Tony Richardson’s film failed to match the international success enjoyed by his similarly freewheeling Tom Jones (1963) and even today, opinion is divided between those who consider it a glorious failure and those for whom its broad satire and knockabout style comes too close Monty Python and risks making a mockery of an important subject. This claim is untrue, since the film is far too literate and though the romantic subplot amounts to little, its idealism is sincere and affecting. Although the screenplay comes close to portraying the historically haughty and impulsive Captain Nolan as a saint, David Hemmings conveys so much with his wounded eyes.

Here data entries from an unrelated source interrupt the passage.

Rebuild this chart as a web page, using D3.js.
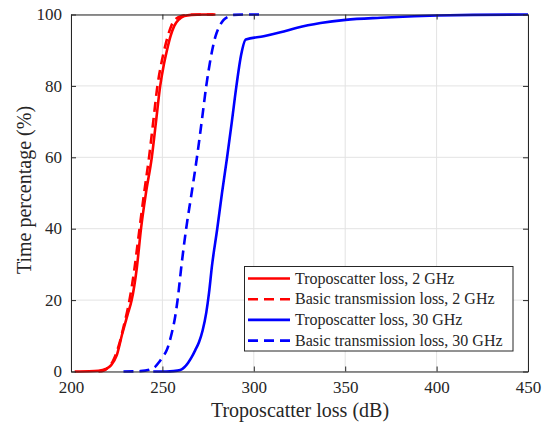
<!DOCTYPE html>
<html>
<head>
<meta charset="utf-8">
<script src="https://cdn.jsdelivr.net/npm/d3@7"></script>
<style>
  html, body { margin: 0; padding: 0; background: #ffffff; }
  svg { display: block; }
  text { font-family: "Liberation Serif", "Times New Roman", serif; fill: #262626; }
</style>
</head>
<body>
<svg id="chart" width="549" height="427"></svg>
<script>
// ---- Data ----
const xTicks = [200, 250, 300, 350, 400, 450];
const yTicks = [0, 20, 40, 60, 80, 100];

const tropo2X = [202, 210, 215, 219, 222, 225, 228, 231, 233.2, 236, 238.3, 241, 244.2, 246.5, 248.8, 250.8, 252.5, 254.5, 256.5, 259, 262, 266, 272, 279];
const tropo2Y = [0, 0.05, 0.2, 0.7, 1.8, 4.5, 10.5, 16, 20, 29, 40, 50, 60, 70, 80, 86, 90, 94, 96.8, 98.6, 99.6, 99.9, 100, 100];

const basic2X = [215, 218, 220, 223, 226, 229, 232, 234.5, 237, 240, 242.7, 245, 247.3, 249.3, 251, 253, 255, 257.5, 260.5, 265, 271, 278];
const basic2Y = [0, 0.3, 1, 3, 7, 13, 20, 28, 38, 50, 60, 70, 80, 86, 90, 94, 97, 98.8, 99.6, 99.9, 100, 100];

const tropo30X = [245, 252, 256, 259.8, 262, 264, 266, 268, 270, 272, 274, 275.5, 277.1, 280, 282.6, 285.4, 288, 290.5, 293, 295.6, 305.4, 314.6, 323.7, 336.5, 350.2, 369.4, 387.7, 400.5, 420, 450];
const tropo30Y = [0, 0.02, 0.1, 0.4, 1.2, 2.4, 4, 6, 8.2, 11.5, 16.5, 22, 29.5, 40, 50, 60, 70, 80, 88.5, 93, 93.9, 95, 96.3, 97.6, 98.5, 99.1, 99.5, 99.7, 99.9, 100];

const basic30X = [228.7, 238, 243, 246, 248, 250, 252.4, 255, 257, 258.3, 260.5, 263, 266, 268.9, 271.5, 274, 276.5, 279, 281, 283.5, 286, 289, 295, 304];
const basic30Y = [0, 0.1, 0.5, 1.3, 2.5, 4, 6, 10.5, 15.4, 20, 30, 40, 50, 60, 70, 80, 88, 93.8, 96.5, 98.5, 99.4, 99.9, 100, 100];

const seriesNames = ["Troposcatter loss, 2 GHz", "Basic transmission loss, 2 GHz", "Troposcatter loss, 30 GHz", "Basic transmission loss, 30 GHz"];
const seriesColors = ["#ff0000", "#ff0000", "#0000ff", "#0000ff"];
const seriesDashed = [false, true, false, true];
const xLabel = "Troposcatter loss (dB)";
const yLabel = "Time percentage (%)";

// ---- Layout ----
const W = 549, H = 427;
const margin = { left: 71, right: 21, top: 14.5, bottom: 55.5 };
const iw = W - margin.left - margin.right;
const ih = H - margin.top - margin.bottom;
const axisColor = "#262626";

const svg = d3.select("#chart");
const g = svg.append("g").attr("transform", `translate(${margin.left},${margin.top})`);

const x = d3.scaleLinear().domain([200, 450]).range([0, iw]);
const y = d3.scaleLinear().domain([0, 100]).range([ih, 0]);

// grid
g.append("g").selectAll("line.gx").data(xTicks).join("line")
  .attr("x1", d => x(d)).attr("x2", d => x(d)).attr("y1", 0).attr("y2", ih)
  .attr("stroke", "#e3e3e3").attr("stroke-width", 1);
g.append("g").selectAll("line.gy").data(yTicks).join("line")
  .attr("x1", 0).attr("x2", iw).attr("y1", d => y(d)).attr("y2", d => y(d))
  .attr("stroke", "#e3e3e3").attr("stroke-width", 1);

// series
const series = [
  { xs: tropo2X, ys: tropo2Y },
  { xs: basic2X, ys: basic2Y },
  { xs: tropo30X, ys: tropo30Y },
  { xs: basic30X, ys: basic30Y }
];
const line = d3.line().x(d => x(d[0])).y(d => y(d[1])).curve(d3.curveMonotoneX);
svg.append("defs").append("clipPath").attr("id", "clip")
  .append("rect").attr("x", -3).attr("y", -3).attr("width", iw + 6).attr("height", ih + 6);
const lines = g.append("g").attr("clip-path", "url(#clip)");
series.forEach((s, i) => {
  const pts = s.xs.map((v, k) => [v, s.ys[k]]);
  lines.append("path").datum(pts)
    .attr("d", line)
    .attr("fill", "none")
    .attr("stroke", seriesColors[i])
    .attr("stroke-width", 2.6)
    .attr("stroke-linejoin", "round")
    .attr("stroke-dasharray", seriesDashed[i] ? "10,6" : null);
});

// axes (ticks inward, box)
const xAxisB = d3.axisBottom(x).tickValues(xTicks).tickSizeInner(-5).tickSizeOuter(0).tickPadding(9);
const xAxisT = d3.axisTop(x).tickValues(xTicks).tickSizeInner(-5).tickSizeOuter(0).tickFormat("");
const yAxisL = d3.axisLeft(y).tickValues(yTicks).tickSizeInner(-5).tickSizeOuter(0).tickPadding(7);
const yAxisR = d3.axisRight(y).tickValues(yTicks).tickSizeInner(-5).tickSizeOuter(0).tickFormat("");

function style(sel) {
  sel.attr("font-family", "Liberation Serif");
  sel.selectAll("path.domain").attr("stroke", axisColor).attr("stroke-width", 1);
  sel.selectAll(".tick line").attr("stroke", axisColor).attr("stroke-width", 1);
  sel.selectAll(".tick text").attr("font-family", "Liberation Serif").attr("font-size", 17).attr("fill", axisColor);
}
const gxb = g.append("g").attr("transform", `translate(0,${ih})`).call(xAxisB).call(style);
gxb.selectAll(".tick text").attr("y", 21.5).attr("dy", 0);
g.append("g").call(xAxisT).call(style);
const gyl = g.append("g").call(yAxisL).call(style);
gyl.selectAll(".tick text").attr("x", -9).attr("dy", "0.3em");
g.append("g").attr("transform", `translate(${iw},0)`).call(yAxisR).call(style);

// axis labels
svg.append("text").attr("x", 300).attr("y", 416.5)
  .attr("text-anchor", "middle").attr("font-size", 20).text(xLabel);
svg.append("text").attr("transform", "translate(31,190) rotate(-90)")
  .attr("text-anchor", "middle").attr("font-size", 20).text(yLabel);

// legend
const lg = svg.append("g");
lg.append("rect").attr("x", 244.5).attr("y", 266.5).attr("width", 268.5).attr("height", 84.5)
  .attr("fill", "#ffffff").attr("stroke", axisColor).attr("stroke-width", 1);
const rowY = [278.5, 299.2, 319.9, 340.6];
seriesNames.forEach((name, i) => {
  lg.append("line").attr("x1", 248).attr("x2", 290).attr("y1", rowY[i]).attr("y2", rowY[i])
    .attr("stroke", seriesColors[i]).attr("stroke-width", 2.6)
    .attr("stroke-dasharray", seriesDashed[i] ? "10,6" : null);
  lg.append("text").attr("x", 295).attr("y", rowY[i]).attr("dy", "0.33em")
    .attr("font-size", 16).text(name);
});
</script>
</body>
</html>
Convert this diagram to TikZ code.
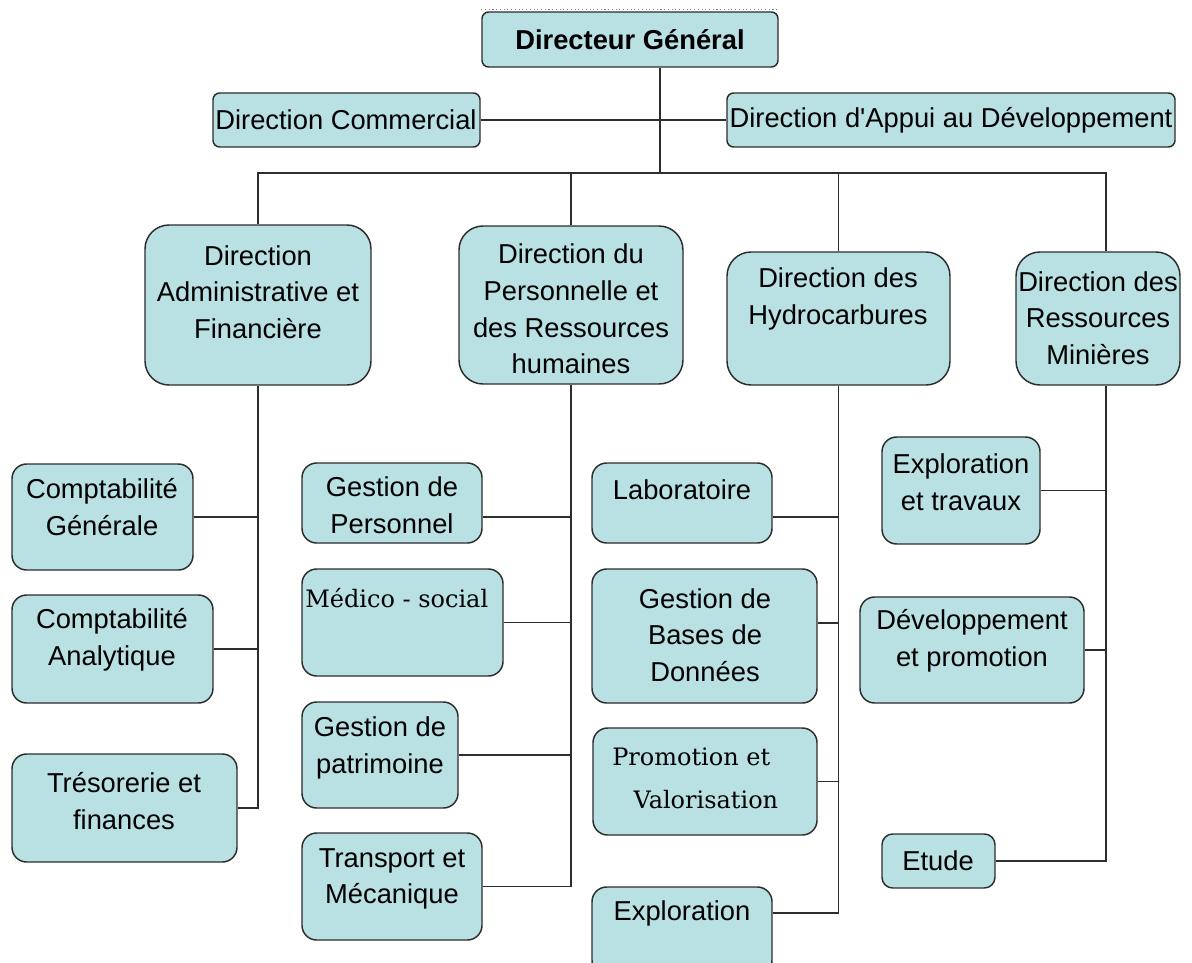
\documentclass[tikz,border=0pt]{standalone}
\usepackage{fontspec}
\setmainfont{Liberation Sans}
\newfontfamily\serifbox{DejaVu Serif}
\usetikzlibrary{fit}
\definecolor{boxfill}{RGB}{185,224,227}
\definecolor{boxline}{RGB}{45,45,45}
\begin{document}
\begin{tikzpicture}[x=0.75pt, y=-0.75pt,
    box/.style={draw=boxline, fill=boxfill, line width=1.1pt, inner sep=0pt, rounded corners=11pt},
    topbox/.style={box, rounded corners=5pt},
    bigbox/.style={box, rounded corners=18pt},
    txt/.style={align=center, inner sep=0pt, font=\fontsize{20.5}{27.5}\selectfont},
    serif/.style={txt, font=\serifbox\fontsize{18}{32}\selectfont},
    link/.style={draw=boxline, line width=1.2pt}]
    \useasboundingbox (0,0) rectangle (1192,963);
    \clip (0,0) rectangle (1192,963);

    \node[topbox, fit={(482,12) (778,67)}] (dg) {};
    \node[txt, font=\bfseries\fontsize{20.5}{27.5}\selectfont] (dgt) at (630,40) {Directeur Général};
    \draw[dotted, gray, thick] ([yshift=1pt]dg.north west) -- ([yshift=1pt]dg.north east);

    \node[topbox, fit={(213,93) (480,147)}] (dc) {};
    \node[txt] (dct) at (346,120) {Direction Commercial};
    \node[topbox, fit={(727,93) (1175,147)}] (dad) {};
    \node[txt] (dadt) at (951,120) {Direction d\textquotesingle Appui au Développement};

    \node[bigbox, fit={(145,225) (371,385)}] (daf) {};
    \node[txt] (daft) at (258,292) {Direction\\Administrative et\\Financière};
    \node[bigbox, fit={(459,226) (683,384)}] (dprh) {};
    \node[txt] (dprht) at (571,309) {Direction du\\Personnelle et\\des Ressources\\humaines};
    \node[bigbox, fit={(727,252) (950,385)}] (hydro) {};
    \node[txt] (hydrot) at (838,299) {Direction des\\Hydrocarbures};
    \node[bigbox, fit={(1016,252) (1180,385)}] (drm) {};
    \node[txt] (drmt) at (1098,318) {Direction des\\Ressources\\Minières};

    \node[box, fit={(12,464) (193,570)}] (cg) {};
    \node[txt] (cgt) at (102,507) {Comptabilité\\Générale};
    \node[box, fit={(12,595) (213,703)}] (ca) {};
    \node[txt] (cat) at (112,640) {Comptabilité\\Analytique};
    \node[box, fit={(12,754) (237,862)}] (tf) {};
    \node[txt] (tft) at (124,801) {Trésorerie et\\finances};

    \node[box, fit={(302,463) (482,543)}] (gp) {};
    \node[txt] (gpt) at (392,505) {Gestion de\\Personnel};
    \node[box, fit={(302,569) (503,676)}] (ms) {};
    \node[serif, anchor=west] (mst) at (305,598) {Médico - social};
    \node[box, fit={(302,702) (458,808)}] (gpa) {};
    \node[txt] (gpat) at (380,748) {Gestion de\\patrimoine};
    \node[box, fit={(302,833) (482,940)}] (tm) {};
    \node[txt] (tmt) at (392,879) {Transport et\\Mécanique};

    \node[box, fit={(592,463) (772,543)}] (lab) {};
    \node[txt] (labt) at (682,490) {Laboratoire};
    \node[box, fit={(592,569) (817,703)}] (bdd) {};
    \node[txt] (bddt) at (705,635) {Gestion de\\Bases de\\Données};
    \node[box, fit={(593,728) (817,835)}] (pv) {};
    \node[serif, align=left, anchor=west] (pvt) at (612,778) {Promotion et\\\hspace*{16pt}Valorisation};
    \node[box, fit={(592,887) (772,975)}] (expl) {};
    \node[txt] (explt) at (682,913) {Exploration};

    \node[box, fit={(882,437) (1040,544)}] (et) {};
    \node[txt] (ett) at (961,482) {Exploration\\et travaux};
    \node[box, fit={(860,597) (1084,703)}] (dev) {};
    \node[txt] (devt) at (972,641) {Développement\\et promotion};
    \node[box, rounded corners=8pt, fit={(882,834) (995,888)}] (etude) {};
    \node[txt] (etudet) at (938,861) {Etude};

    \coordinate (bus) at (660,173);
    \draw[link] ([xshift=22.5pt]dg.south) -- (bus);
    \draw[link] (dc.east) -- (dad.west);
    \draw[link] (daf.north) |- (bus) -| ([xshift=6pt]drm.north);
    \draw[link] (dprh.north) -- (dprh.north |- bus);
    \draw[link] (hydro.north) -- (hydro.north |- bus);

    \foreach \n in {cg,ca,tf}
        \draw[link] (\n.east) -| (daf.south);

    \draw[link] ([yshift=-10.5pt]gp.east) -| (dprh.south);
    \foreach \n in {ms,gpa,tm}
        \draw[link] (\n.east) -| (dprh.south);

    \draw[link] ([yshift=-10.5pt]lab.east) -| (hydro.south);
    \draw[link] ([yshift=9.75pt]bdd.east) -| (hydro.south);
    \draw[link] (pv.east) -| (hydro.south);
    \draw[link] ([yshift=13.5pt]expl.east) -| (hydro.south);

    \foreach \n in {et,dev,etude}
        \draw[link] (\n.east) -| ([xshift=6pt]drm.south);
\end{tikzpicture}
\end{document}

One oft-repeated criticism centres on the portrayal of Mrs. Fanny Dubberly (Jill Bennett), the wife of a lisping officer (Peter Bowles), who is portrayed as a twittering war groupie whom Cardigan coolly romps with in bed. Novelist George Macdonald Fraser is among those who have stressed there is no historical evidence to support such slander, but the scene is an aspect of the film’s overall indictment of Victorian hypocrisy and furthermore is a riotous bit of cracked comedy, well played by Bennett and Howard. Also, Mr. and Mrs. Dubberly’s subdued revulsion at the sight of the bedraggled cavalrymen is quietly powerful.
The musical animated sequences directed by Richard Williams - later behind the Oscar-winning A Christmas Carol (1969) and oft-underrated Raggedy Ann & Andy (1977) - are marvellous. Ranging from a ballet dancing Prince Albert and Queen Victoria, to a muscular British lion clad in the union jack punching the Russian bear on the nose, they are more than mere gimmickry and ably underline the film’s satirical intent. David Watkin’s photography ranks among the best of its era, going from the soft-focus idyll of rural England to the dust and heat of Gibraltar. Though still more celebrated for his kitchen sink dramas, Tony Richardson - whose daughter, the late Natasha Richardson made her debut in this movie at age four - brilliantly handles the battle scenes where things turn from farce to horror as all that foolish pomp and pageantry is cut down by Russian guns (ironically enough, stolen from the British side!).
And yet, history is such a nebulous thing. Revisionists now insist Lord Cardigan’s charge was neither foolhardy nor calamitous but a brave attempt to rescue the day. Which bizarrely implies the Errol Flynn movie got it right. See both versions and judge for yourself.